## WHAT THIS TASK INVOLVES
Can you write out every line from the start of the records below through the line containing "from matplotlib.ticker import", leaving out any pictures?

━━━ RECORDS FOR PROCESSING ━━━

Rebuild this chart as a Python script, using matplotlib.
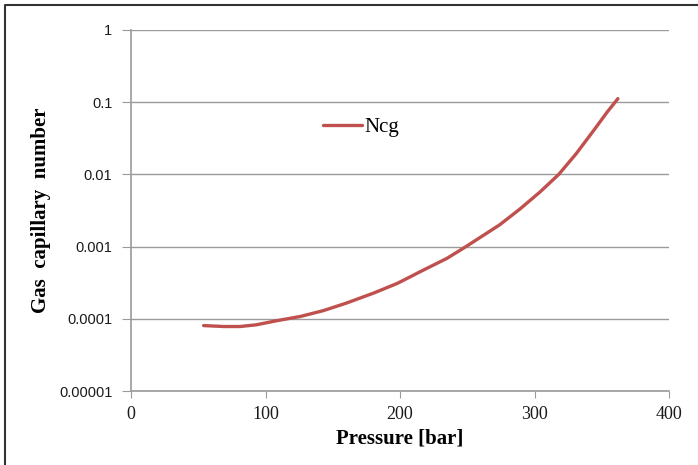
import numpy as np
import matplotlib
matplotlib.use("Agg")
import matplotlib.pyplot as plt
from matplotlib.lines import Line2D
from matplotlib.ticker import FixedLocator, FixedFormatter

# pressure [bar] and gas capillary number
pressure = [54, 69, 81, 93, 108, 126, 143, 160, 180, 198, 207, 215, 235,
            249, 274, 289, 304, 318, 331, 344, 354, 362]
ncg = [8.07e-5, 7.83e-5, 7.83e-5, 8.26e-5, 9.4e-5, 1.08e-4, 1.30e-4,
       1.65e-4, 2.26e-4, 3.1e-4, 3.77e-4, 4.5e-4, 6.9e-4, 1.0e-3, 2.0e-3,
       3.3e-3, 5.7e-3, 1.0e-2, 1.94e-2, 4.07e-2, 7.3e-2, 0.112]

y_ticks = [1e-5, 1e-4, 1e-3, 1e-2, 1e-1, 1]
y_labels = ["0.00001", "0.0001", "0.001", "0.01", "0.1", "1"]
x_ticks = [0, 100, 200, 300, 400]

fig = plt.figure(figsize=(6.98, 4.65), dpi=100)
ax = fig.add_axes([0.1877, 0.159, 0.7708, 0.7765])

ax.plot(pressure, ncg, color="#C0504D", lw=2.4, label="Ncg",
        solid_capstyle="round", solid_joinstyle="round")

ax.set_yscale("log")
ax.set_ylim(1e-5, 1)
ax.set_xlim(0, 400)
ax.yaxis.set_major_locator(FixedLocator(y_ticks))
ax.yaxis.set_major_formatter(FixedFormatter(y_labels))
ax.yaxis.set_minor_locator(FixedLocator([]))
ax.set_xticks(x_ticks)

grid_col = "#9a9a9a"
ax.grid(axis="y", color=grid_col, lw=1.0)
ax.set_axisbelow(True)
for s in ["top", "right"]:
    ax.spines[s].set_visible(False)
for s in ["left", "bottom"]:
    ax.spines[s].set_color(grid_col)
    ax.spines[s].set_linewidth(1.2)

ax.tick_params(axis="y", direction="out", length=6.5, color=grid_col,
               labelsize=10.5, labelcolor="#1a1a1a", pad=7)
ax.tick_params(axis="x", direction="out", length=5, color=grid_col,
               labelsize=13, labelcolor="#1a1a1a", pad=6)
for lab in ax.get_yticklabels():
    lab.set_family("Liberation Sans")
for lab in ax.get_xticklabels():
    lab.set_family("Liberation Serif")

ax.set_xlabel("Pressure [bar]", family="Liberation Serif", fontsize=15,
              fontweight="bold", labelpad=4)
ax.set_ylabel("Gas  capillary  number", family="Liberation Serif",
              fontsize=15, fontweight="bold", labelpad=6)

leg = ax.legend(loc="center", bbox_to_anchor=(0.427, 0.731), frameon=False,
                handlelength=1.9, handletextpad=0.1,
                prop={"family": "Liberation Serif", "size": 15})

# border on the left and top edges of the figure
fig.lines.append(Line2D([0.007, 0.007, 1.0], [0.0, 0.99, 0.99],
                        transform=fig.transFigure, color="#333333", lw=1.5))

fig.savefig("out.png", dpi=100)
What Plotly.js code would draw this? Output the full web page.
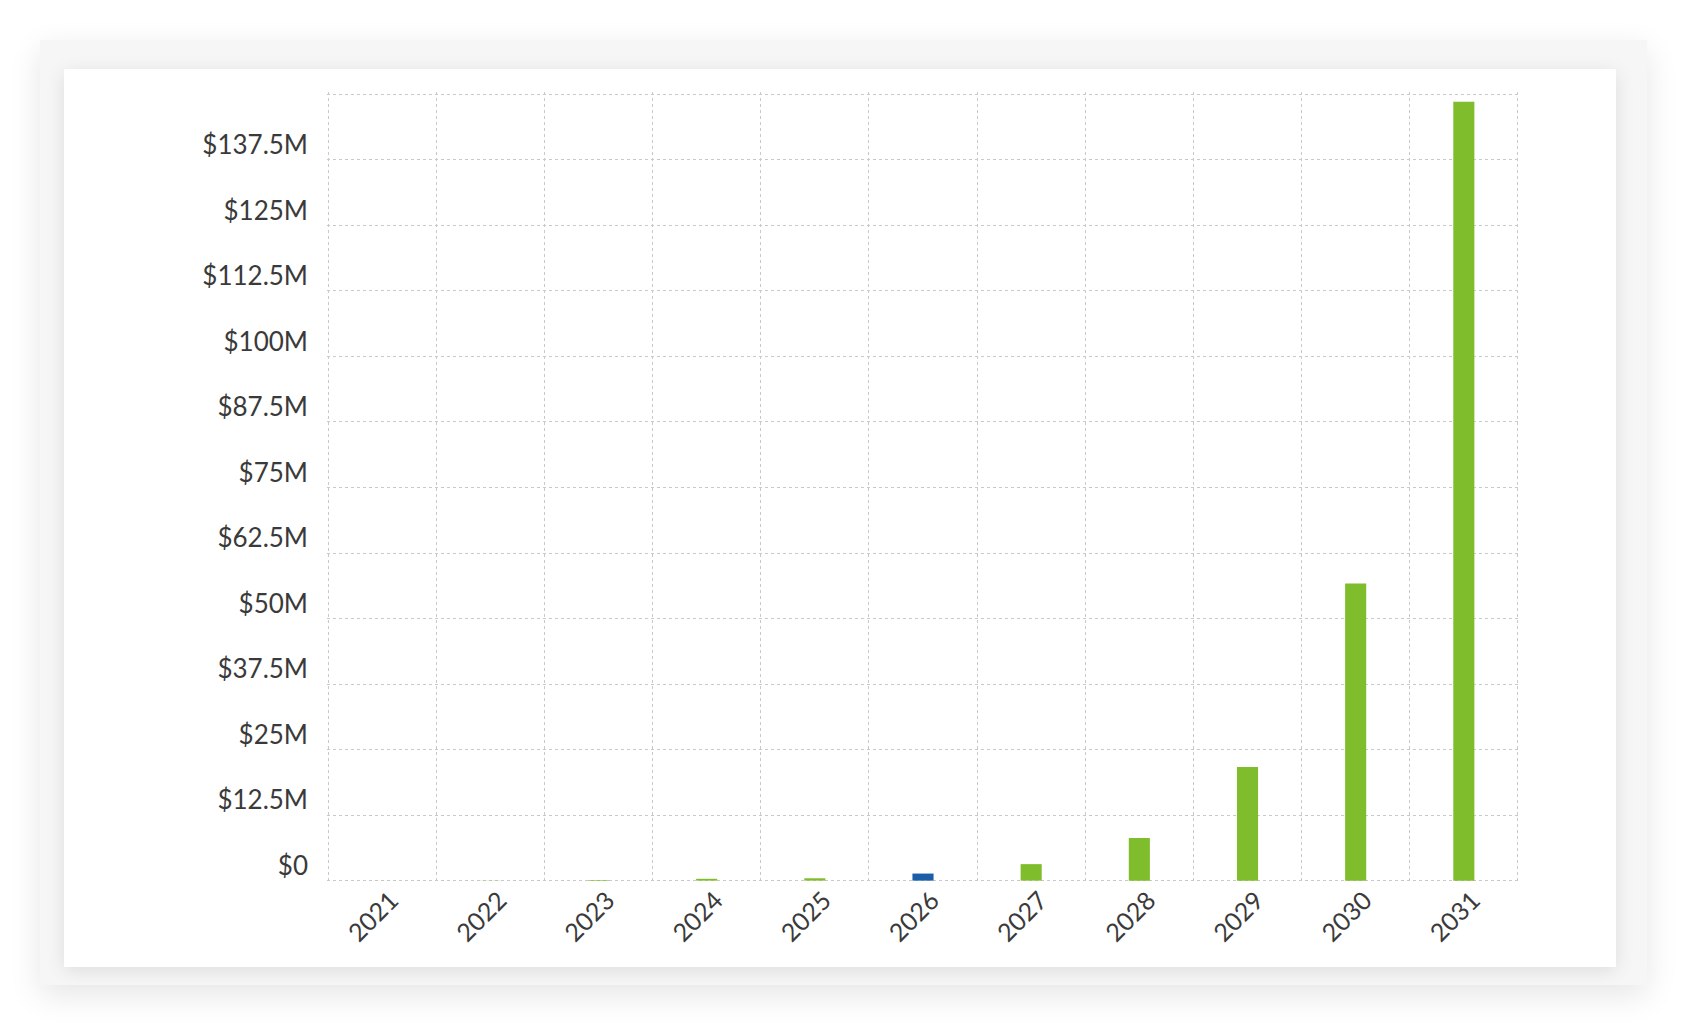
<!DOCTYPE html>
<html>
<head>
<meta charset="utf-8">
<script src="https://cdn.plot.ly/plotly-3.0.1.min.js"></script>
<style>
  html, body { margin: 0; padding: 0; background: #ffffff; width: 1688px; height: 1026px; overflow: hidden; }
  .outer { position: absolute; left: 40px; top: 40px; width: 1607px; height: 945px; background: #f6f6f6;
           box-shadow: 0 10px 30px rgba(0,0,0,0.10); }
  .inner { position: absolute; left: 64px; top: 69px; width: 1552px; height: 898px; background: #ffffff;
           box-shadow: 0 4px 18px rgba(0,0,0,0.10); }
  #chart { position: absolute; left: 0; top: 0; width: 1688px; height: 1026px; }
</style>
</head>
<body>
<div class="outer"></div>
<div class="inner"></div>
<div id="chart"></div>
<script>
// ---- data ----
const years = ['2021','2022','2023','2024','2025','2026','2027','2028','2029','2030','2031'];
const valuesM = [0.01, 0.03, 0.12, 0.35, 0.45, 1.35, 3.15, 8.15, 21.7, 56.7, 148.6];
const highlightYear = '2026';
const yTickVals = [0, 12.5, 25, 37.5, 50, 62.5, 75, 87.5, 100, 112.5, 125, 137.5, 150];
const yTickText = ['$0','$12.5M','$25M','$37.5M','$50M','$62.5M','$75M','$87.5M','$100M','$112.5M','$125M','$137.5M',''];

// ---- chart ----
const GREEN = '#80bd2d';
const BLUE = '#1a5ea8';
const colors = years.map(y => y === highlightYear ? BLUE : GREEN);

const trace = {
  type: 'bar',
  x: years,
  y: valuesM,
  marker: { color: colors, line: { width: 0 } },
  hoverinfo: 'x+y'
};

const fontFam = 'Lato, "Open Sans", sans-serif';
const layout = {
  width: 1688,
  height: 1026,
  paper_bgcolor: 'rgba(0,0,0,0)',
  plot_bgcolor: 'rgba(0,0,0,0)',
  margin: { l: 327, r: 169, t: 92, b: 143 },
  showlegend: false,
  bargap: 0.805,
  font: { family: fontFam, color: '#3a3a3a', size: 24 },
  xaxis: {
    type: 'category',
    range: [-0.51, years.length - 0.49],
    tickson: 'boundaries',
    showgrid: true,
    gridcolor: '#c9c9c9',
    griddash: 'dot',
    gridwidth: 1,
    showline: false,
    zeroline: false,
    ticks: '',
    tickangle: -45,
    tickfont: { family: fontFam, size: 25, color: '#3a3a3a' },
    ticklabelshift: 9,
    ticklabelstandoff: -3,
    fixedrange: true
  },
  yaxis: {
    range: [-0.45, 150.45],
    tickmode: 'array',
    tickvals: yTickVals,
    ticktext: yTickText,
    showgrid: true,
    gridcolor: '#c9c9c9',
    griddash: 'dot',
    gridwidth: 1,
    zeroline: false,
    showline: false,
    ticks: '',
    tickfont: { family: fontFam, size: 26, color: '#3a3a3a' },
    ticklabelshift: -15,
    ticklabelstandoff: 18,
    fixedrange: true
  }
};

Plotly.newPlot('chart', [trace], layout, { displayModeBar: false, staticPlot: true });
</script>
</body>
</html>
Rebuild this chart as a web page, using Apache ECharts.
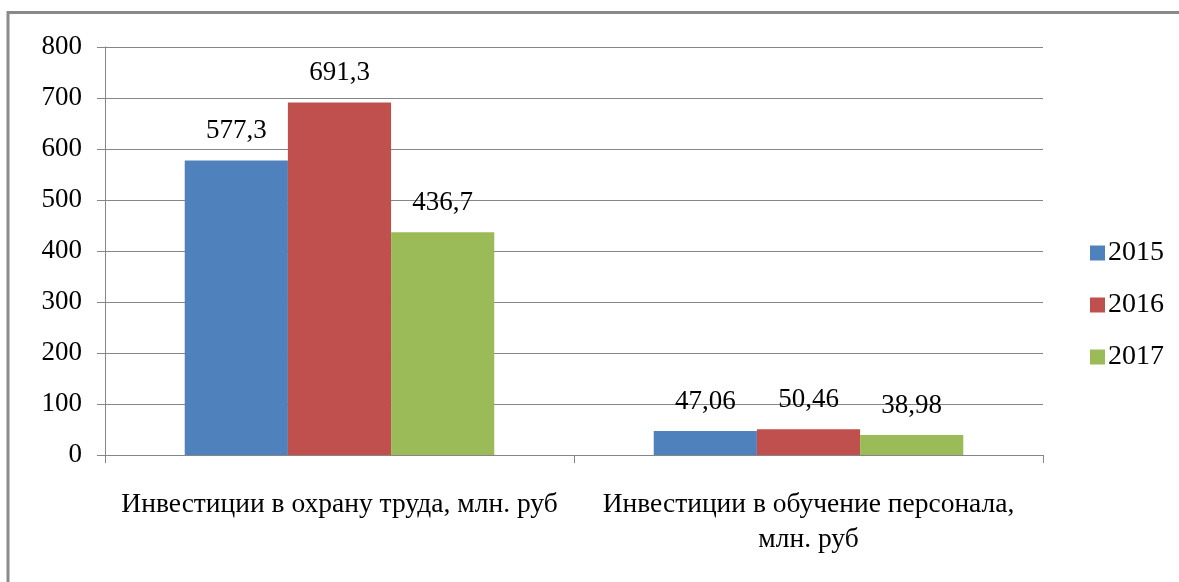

━━━

## RESULT OF THIS TASK
Rebuild this chart as a Python script, using matplotlib.
import numpy as np
import matplotlib
matplotlib.use("Agg")
import matplotlib.pyplot as plt
from matplotlib.lines import Line2D
from matplotlib.ticker import FixedLocator, FixedFormatter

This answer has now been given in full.